In City of Oakland v. Hassey, 163 Cal.App.4th 1477, (June 17, 2008), a California appellate court recently rejected a police officer’s claim that a provision in his employment contract requiring him to reimburse the City of Oakland for his training expenses constituted an illegal covenant not to compete in violation of Business & Professions Code Section 16600. The former Oakland police officer agreed in his employment contract to pay back the cost of his police academy training if, once hired, he left the department in less than five years time. The officer’s training expenses were approximately $8,000.
On appeal, after the trial court granted summary judgment in favor of the City on its reimbursement claim, the officer contended that the provision violated Business and Professions Code Section 16600. Section 16600 provides “[e]xcept as provided in this chapter, every contract by which anyone is restrained from engaging in a lawful profession, trade, or business of any kind is to that extent void.”
The court disagreed and found that “[n]othing prevented [Hassey] from working for another police department, or anywhere else, for that matter.”
The appellate court relied heavily on a Seventh Circuit federal case, Heder v. City of Two Rivers, Wisconsin, 295 F.3d 777 (2002), in reaching its decision. The Heder case involved a firefighter claiming that a provision in his employment contract – similar to the one at issue in Hassey – constituted an illegal covenant not to compete. The Heder court equated the provision to other valid employment incentives that employers offer to their employees. The Heder court reasoned that the residents of the city where the firefighters worked received the benefit of a more skilled fire department, and that the city might be less likely to provide that benefit if it feared that employees would leave the fire department, taking their new skills elsewhere.
The court’s ruling in Hassey, however, leaves many questions unanswered. For instance, does the decision only apply to repayment provisions in government employment contracts or only those of public safety officials for that matter? After all, the court’s reference to Heder seems to suggest that when the agreement benefits city residents, additional latitude is granted to the government. On the other hand, if the ruling does apply to private employment contracts, how much money may an employer seek in reimbursement from an outgoing employee for training expenses, if at all, before a court finds that a Section 16600 restraint exists? To some, a $8,000 bill could represent a serious impediment to changing jobs.
More importantly, however, how does the court’s ruling in Hassey square with California Labor Code section 2802? That section requires an employer to “indemnify his or her employee for all necessary expenditures or losses incurred by the employee in direct consequence of the discharge of his or her duties . . . ” Oakland required that all of its officers obtain licensed academy training before becoming police officers.

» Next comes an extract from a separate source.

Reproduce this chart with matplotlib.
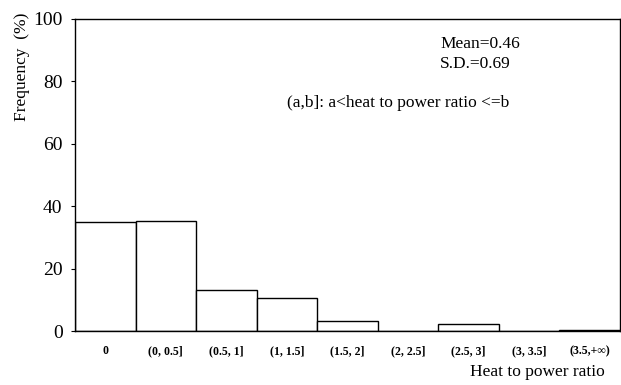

Interestingly, the court, in an addendum to its original decision, refused to address this issue because Hassey did not rely on Labor Code Section 2802 in his answer and because Hassey did not allege a Labor Code Section 2802 cause of action in his cross-complaint . The court also refused to address Hassey’s argument that the agreement violated Labor Code 2804 [contracts waiving benefits of this article or any part thereof are invalid] for similar reasons. Currently, Edwards v. Arthur Andersen, LLP, a case that will decide whether an employee can waive the protections of Labor Code Section 2802, is currently on appeal with the California Supreme Court. Oral argument was held on June 4, 2008 and an opinion in the case is due at any time.
Due to the many unanswered questions that the Hassey decision prompts, its application to private employment contracts remains dubious. The Supreme Court’s pending decision in Edwards v. Arthur Andersen, LLP may provide some additional guidance.